Somebody That I Used to Know…
Friday, October 7 2011
Travel provides us with many things—a fresh perspective, broadened horizons and often a diminished bank account. It also allows us to become someone we are not. Refreshing.
It occurred to me on my two week sojourn also known as the “mid-semester break” (…strangely slightly past the halfway mark in week 8) that I love travelling for a very different reason than I thought.
I began a week-long trek across Tasmania’s lush, wet and snowy Overland Track, and, despite the discussions over the grandeur of the Australian scenery, we also discussed the fundamentals of travel.
Thinking back to previous holidays mid-walk, my mate and I laughed over some of our previous adventures. Some of the risks we had taken, some of those moments where you cannot believe that you actually did that. For example, leaving your passport with a complete stranger as a form of collateral for, lets say, motorbike hire. What a silly idea that was, I mean, he could’ve been anyone. With any wild intentions. It got me thinking—that’s as good as handing someone back home your wallet or car keys, or car for that matter. Just to mind, of course.
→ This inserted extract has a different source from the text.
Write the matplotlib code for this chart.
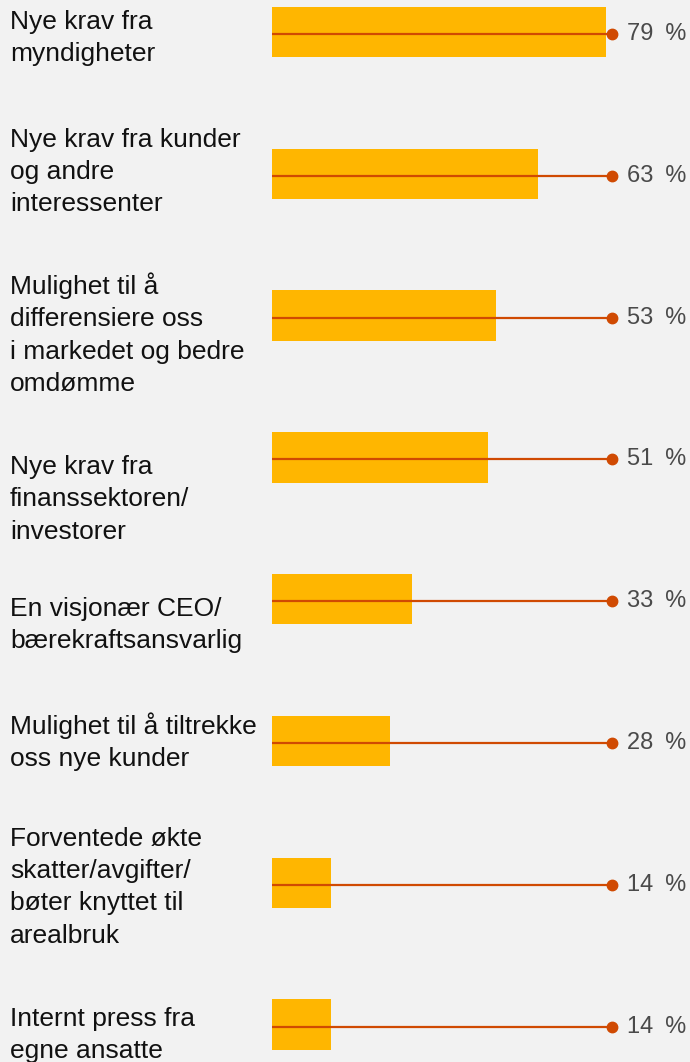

Looking back it seems an almost out-of-character decision. The beauty of travel is its opportunities of freedom. It allows you to become somebody you’re not. To revel in the moment of making decisions so far removed from your mundane and routinised life. That’s where the excitement and thrill comes from. It’s spontaneous. It’s rejuvenating. And it’s not you.
We travel because we become a part of ourselves we wish we were, or imagine that we should always be. It’s almost as if we take the chance in fulfilling that part of our identity that we only imagine when entrenched in our everyday existence. A stage to perform our secretly-desired selves. And what’s not to love! We get to eat exotic foods. Watch diverse cultures perform and interact and swarm around you. You become the worldly somebody you innately crave. And all the while it is not you—indeed you seize happily at the chance. That reckless decision. That carefree and wistful ambition; headlong attempts at life that transcend age, maturity, wealth and occupation.
All of these things don’t matter when you travel. In fact, nobody really cares. You’ve become the embodiment of the person you imagine yourself to be. Refreshing, huh?